Employers can't take adverse employment actions because an applicant or employee has asserted rights protected by equal employment opportunity laws. Whether an action is materially adverse depends on the facts and circumstances of the particular case, according to federal guidance, but job transfers are particularly hard to defend in court.
The U.S. Supreme Court has held that transferring a worker to a harder, dirtier job within the same pay grade, and suspending her without pay for more than a month, even though the pay was later reimbursed, were both "materially adverse actions" that could be challenged as retaliation, the guidance notes. In a similar case, the 11th Circuit held in May that a transfer involving an HR professional who was transferred from an office job to a position at a chicken processing plant where her new responsibilities included "pulling guts from chicken carcasses," was a significant change in duties (Vinson v. Koch Foods of Alabama, LLC, Koch Foods LLC, No. 17-10075 (11th Cir.

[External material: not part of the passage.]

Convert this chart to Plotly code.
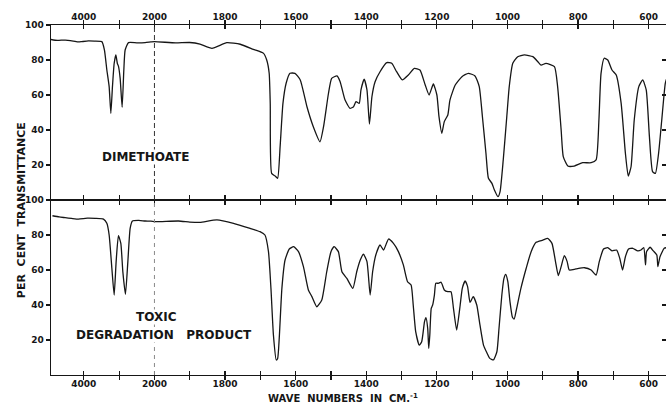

May 23, 2018)).
The Supreme Court also has said that actionable retaliation includes changing the work schedule of a parent who has caretaking responsibilities for school-age children and excluding an employee from a weekly training lunch that contributes to professional advancement, the guidance notes.
By contrast, a petty slight, minor annoyance, trivial punishment or any other action that is not likely to dissuade an employee from engaging in protected activity is not "materially adverse." For example, courts have concluded that temporarily transferring an employee from an office to a cubicle was not a materially adverse action. Similarly, the 3rd Circuit in April rejected an employee's gender discrimination claim, finding that the worker's denied request to take a software training course wasn't an adverse employment action (Ford v. County of Hudson, No. 17-1805 (3rd Cir. April 5, 2018)).